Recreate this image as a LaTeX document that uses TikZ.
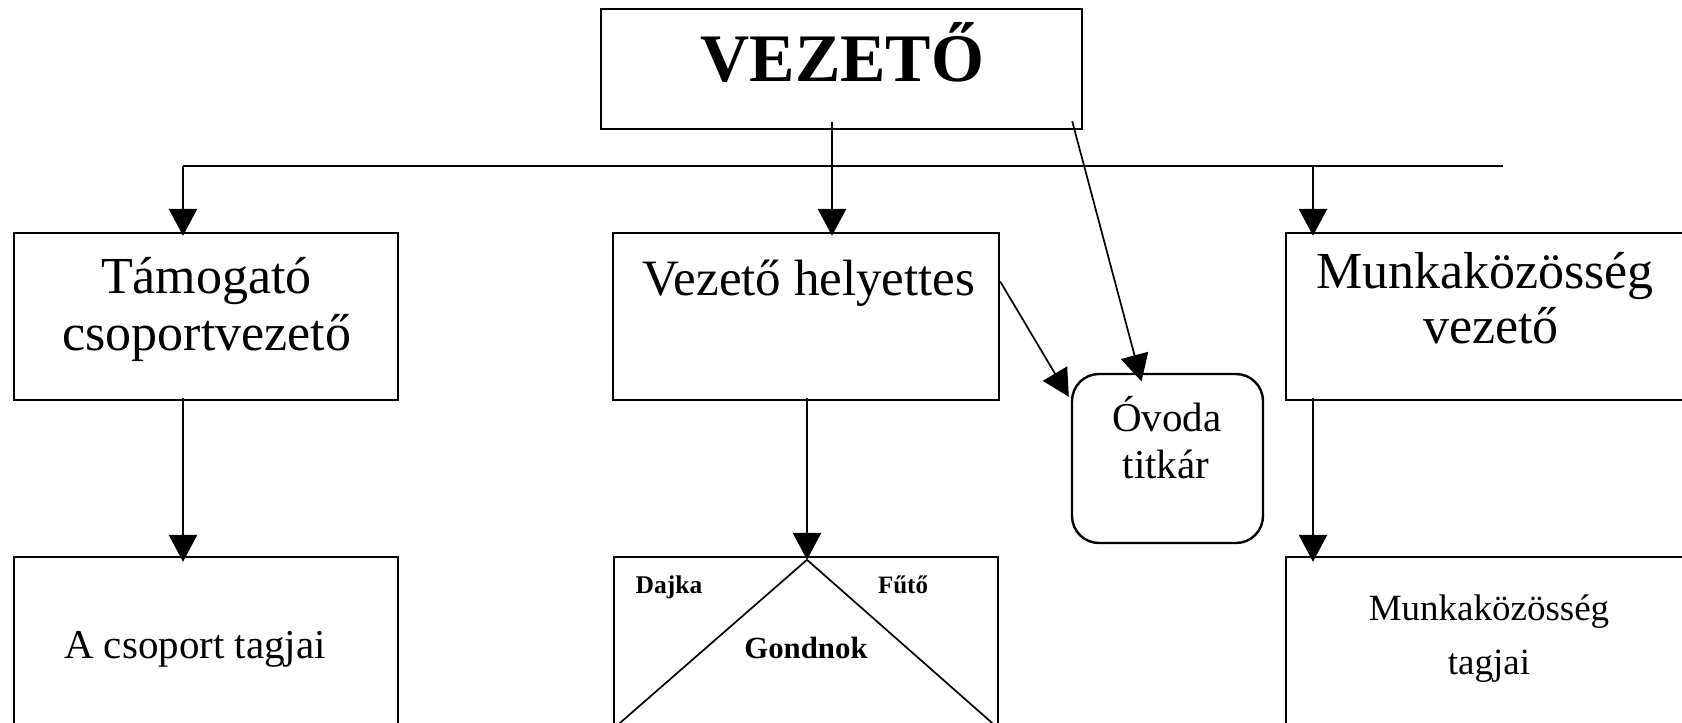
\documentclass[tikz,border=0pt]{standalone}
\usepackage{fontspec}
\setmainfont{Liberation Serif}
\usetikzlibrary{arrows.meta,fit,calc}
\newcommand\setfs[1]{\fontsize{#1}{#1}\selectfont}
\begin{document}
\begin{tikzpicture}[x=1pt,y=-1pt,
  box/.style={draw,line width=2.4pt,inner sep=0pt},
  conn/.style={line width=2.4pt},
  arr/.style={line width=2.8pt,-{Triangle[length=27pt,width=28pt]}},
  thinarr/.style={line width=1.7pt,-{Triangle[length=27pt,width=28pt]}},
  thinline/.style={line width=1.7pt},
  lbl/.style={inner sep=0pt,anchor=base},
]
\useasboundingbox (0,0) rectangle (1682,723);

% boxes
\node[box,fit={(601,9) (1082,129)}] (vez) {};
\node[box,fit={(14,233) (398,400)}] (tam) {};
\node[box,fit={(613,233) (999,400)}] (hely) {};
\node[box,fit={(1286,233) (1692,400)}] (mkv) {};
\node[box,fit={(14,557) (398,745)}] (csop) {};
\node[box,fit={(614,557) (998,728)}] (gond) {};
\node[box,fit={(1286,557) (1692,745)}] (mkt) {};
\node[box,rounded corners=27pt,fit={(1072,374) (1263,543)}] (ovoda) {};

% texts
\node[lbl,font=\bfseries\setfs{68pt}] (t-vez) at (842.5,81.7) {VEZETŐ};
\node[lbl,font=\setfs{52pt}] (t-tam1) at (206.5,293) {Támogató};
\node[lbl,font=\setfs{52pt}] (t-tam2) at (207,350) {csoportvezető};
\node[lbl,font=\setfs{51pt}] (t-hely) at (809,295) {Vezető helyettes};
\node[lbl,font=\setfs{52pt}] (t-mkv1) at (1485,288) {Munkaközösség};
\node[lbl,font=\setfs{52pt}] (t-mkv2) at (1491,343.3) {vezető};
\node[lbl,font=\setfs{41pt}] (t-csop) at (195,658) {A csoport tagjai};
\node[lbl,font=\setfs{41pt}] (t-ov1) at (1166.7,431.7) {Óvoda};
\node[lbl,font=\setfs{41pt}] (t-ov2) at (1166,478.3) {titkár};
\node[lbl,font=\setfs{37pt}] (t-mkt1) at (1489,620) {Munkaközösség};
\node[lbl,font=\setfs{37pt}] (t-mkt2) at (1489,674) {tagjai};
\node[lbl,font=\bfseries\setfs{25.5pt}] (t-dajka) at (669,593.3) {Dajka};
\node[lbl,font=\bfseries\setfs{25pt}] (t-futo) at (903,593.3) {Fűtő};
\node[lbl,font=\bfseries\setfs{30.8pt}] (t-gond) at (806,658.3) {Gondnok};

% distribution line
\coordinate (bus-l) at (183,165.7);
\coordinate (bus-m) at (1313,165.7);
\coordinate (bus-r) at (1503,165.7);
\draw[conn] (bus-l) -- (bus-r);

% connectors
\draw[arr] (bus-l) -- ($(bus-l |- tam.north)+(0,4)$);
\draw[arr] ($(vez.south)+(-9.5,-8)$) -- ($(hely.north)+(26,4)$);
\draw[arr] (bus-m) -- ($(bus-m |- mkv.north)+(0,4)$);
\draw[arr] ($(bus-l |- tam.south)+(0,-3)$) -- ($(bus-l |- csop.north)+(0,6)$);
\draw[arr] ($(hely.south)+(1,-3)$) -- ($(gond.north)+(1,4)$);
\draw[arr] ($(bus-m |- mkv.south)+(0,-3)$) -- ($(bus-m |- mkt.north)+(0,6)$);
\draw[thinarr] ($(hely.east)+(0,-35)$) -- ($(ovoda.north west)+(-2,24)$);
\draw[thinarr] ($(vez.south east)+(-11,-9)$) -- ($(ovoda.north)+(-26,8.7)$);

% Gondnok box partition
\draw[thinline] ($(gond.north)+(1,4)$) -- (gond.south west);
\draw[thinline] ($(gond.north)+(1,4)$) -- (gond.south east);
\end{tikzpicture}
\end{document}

┄┄┄┄┄┄

Direction :: Copy the data word for word. Pictures do not go in the copy.

Task output ::
Recreate this image as a LaTeX document that uses TikZ.
\documentclass[tikz,border=0pt]{standalone}
\usepackage{fontspec}
\setmainfont{Liberation Serif}
\usetikzlibrary{arrows.meta,fit,calc}
\newcommand\setfs[1]{\fontsize{#1}{#1}\selectfont}
\begin{document}
\begin{tikzpicture}[x=1pt,y=-1pt,
  box/.style={draw,line width=2.4pt,inner sep=0pt},
  conn/.style={line width=2.4pt},
  arr/.style={line width=2.8pt,-{Triangle[length=27pt,width=28pt]}},
  thinarr/.style={line width=1.7pt,-{Triangle[length=27pt,width=28pt]}},
  thinline/.style={line width=1.7pt},
  lbl/.style={inner sep=0pt,anchor=base},
]
\useasboundingbox (0,0) rectangle (1682,723);

% boxes
\node[box,fit={(601,9) (1082,129)}] (vez) {};
\node[box,fit={(14,233) (398,400)}] (tam) {};
\node[box,fit={(613,233) (999,400)}] (hely) {};
\node[box,fit={(1286,233) (1692,400)}] (mkv) {};
\node[box,fit={(14,557) (398,745)}] (csop) {};
\node[box,fit={(614,557) (998,728)}] (gond) {};
\node[box,fit={(1286,557) (1692,745)}] (mkt) {};
\node[box,rounded corners=27pt,fit={(1072,374) (1263,543)}] (ovoda) {};

% texts
\node[lbl,font=\bfseries\setfs{68pt}] (t-vez) at (842.5,81.7) {VEZETŐ};
\node[lbl,font=\setfs{52pt}] (t-tam1) at (206.5,293) {Támogató};
\node[lbl,font=\setfs{52pt}] (t-tam2) at (207,350) {csoportvezető};
\node[lbl,font=\setfs{51pt}] (t-hely) at (809,295) {Vezető helyettes};
\node[lbl,font=\setfs{52pt}] (t-mkv1) at (1485,288) {Munkaközösség};
\node[lbl,font=\setfs{52pt}] (t-mkv2) at (1491,343.3) {vezető};
\node[lbl,font=\setfs{41pt}] (t-csop) at (195,658) {A csoport tagjai};
\node[lbl,font=\setfs{41pt}] (t-ov1) at (1166.7,431.7) {Óvoda};
\node[lbl,font=\setfs{41pt}] (t-ov2) at (1166,478.3) {titkár};
\node[lbl,font=\setfs{37pt}] (t-mkt1) at (1489,620) {Munkaközösség};
\node[lbl,font=\setfs{37pt}] (t-mkt2) at (1489,674) {tagjai};
\node[lbl,font=\bfseries\setfs{25.5pt}] (t-dajka) at (669,593.3) {Dajka};
\node[lbl,font=\bfseries\setfs{25pt}] (t-futo) at (903,593.3) {Fűtő};
\node[lbl,font=\bfseries\setfs{30.8pt}] (t-gond) at (806,658.3) {Gondnok};

% distribution line
\coordinate (bus-l) at (183,165.7);
\coordinate (bus-m) at (1313,165.7);
\coordinate (bus-r) at (1503,165.7);
\draw[conn] (bus-l) -- (bus-r);

% connectors
\draw[arr] (bus-l) -- ($(bus-l |- tam.north)+(0,4)$);
\draw[arr] ($(vez.south)+(-9.5,-8)$) -- ($(hely.north)+(26,4)$);
\draw[arr] (bus-m) -- ($(bus-m |- mkv.north)+(0,4)$);
\draw[arr] ($(bus-l |- tam.south)+(0,-3)$) -- ($(bus-l |- csop.north)+(0,6)$);
\draw[arr] ($(hely.south)+(1,-3)$) -- ($(gond.north)+(1,4)$);
\draw[arr] ($(bus-m |- mkv.south)+(0,-3)$) -- ($(bus-m |- mkt.north)+(0,6)$);
\draw[thinarr] ($(hely.east)+(0,-35)$) -- ($(ovoda.north west)+(-2,24)$);
\draw[thinarr] ($(vez.south east)+(-11,-9)$) -- ($(ovoda.north)+(-26,8.7)$);

% Gondnok box partition
\draw[thinline] ($(gond.north)+(1,4)$) -- (gond.south west);
\draw[thinline] ($(gond.north)+(1,4)$) -- (gond.south east);
\end{tikzpicture}
\end{document}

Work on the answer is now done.